# Fume hood with scrubber plans - Question on using Ozone



## pilotdan (Apr 6, 2008)

Hi All, 

I am pretty excited. I am designing a simple fume hood and scrubber that should eliminate all fumes. I will post pictures when I finish it. It will be a two stage scrubber that will allow the fumes to pass through very slowly. 

I am using aquarium bio balls to increase the the surface area that the fumes pass over. 

I started this project with a few goals in mind. 

1. Make it cheap and easy. Less than a few hundred dollars to build and make it easy for others to copy or improve on. 

2. Eliminate the fumes near 100% or as close to it as possible. 
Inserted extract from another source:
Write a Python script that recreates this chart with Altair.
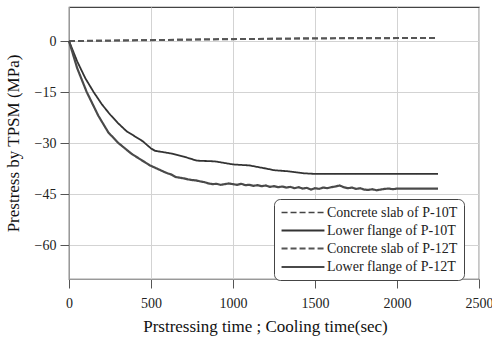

Then I got to thinking, what if I used an ozone generator to generate the vacuum? (rather than just a fan)

Has anyone ever thought of this? Ozone generators are expensive and may not even do much for a scrubber. I was thinking that when used in conjunction with a buffer, the acid would have little chance to escape the chamber. Am I off base here? 

I appreciate all and any input. Again, I am trying to build a system that can be duplicated by anyone for very little money. (Ozone generator optional)


----------



## qst42know (Aug 7, 2008)

How large of reaction are you talking about? Flask, Bucket, Or Drum?


----------



## pinwheel (Oct 18, 2008)

you can generate ozone for under $5 setup cost.

Look up liftercrafts.

These things generate ozone when on. You will need balsa wood, an old computer monitor (flyback transformer), tin foil and magnetic copper wire.

Basically you would be making an open air capacitor. 

Of course you have to be careful not to electrocute yourself when its on.


----------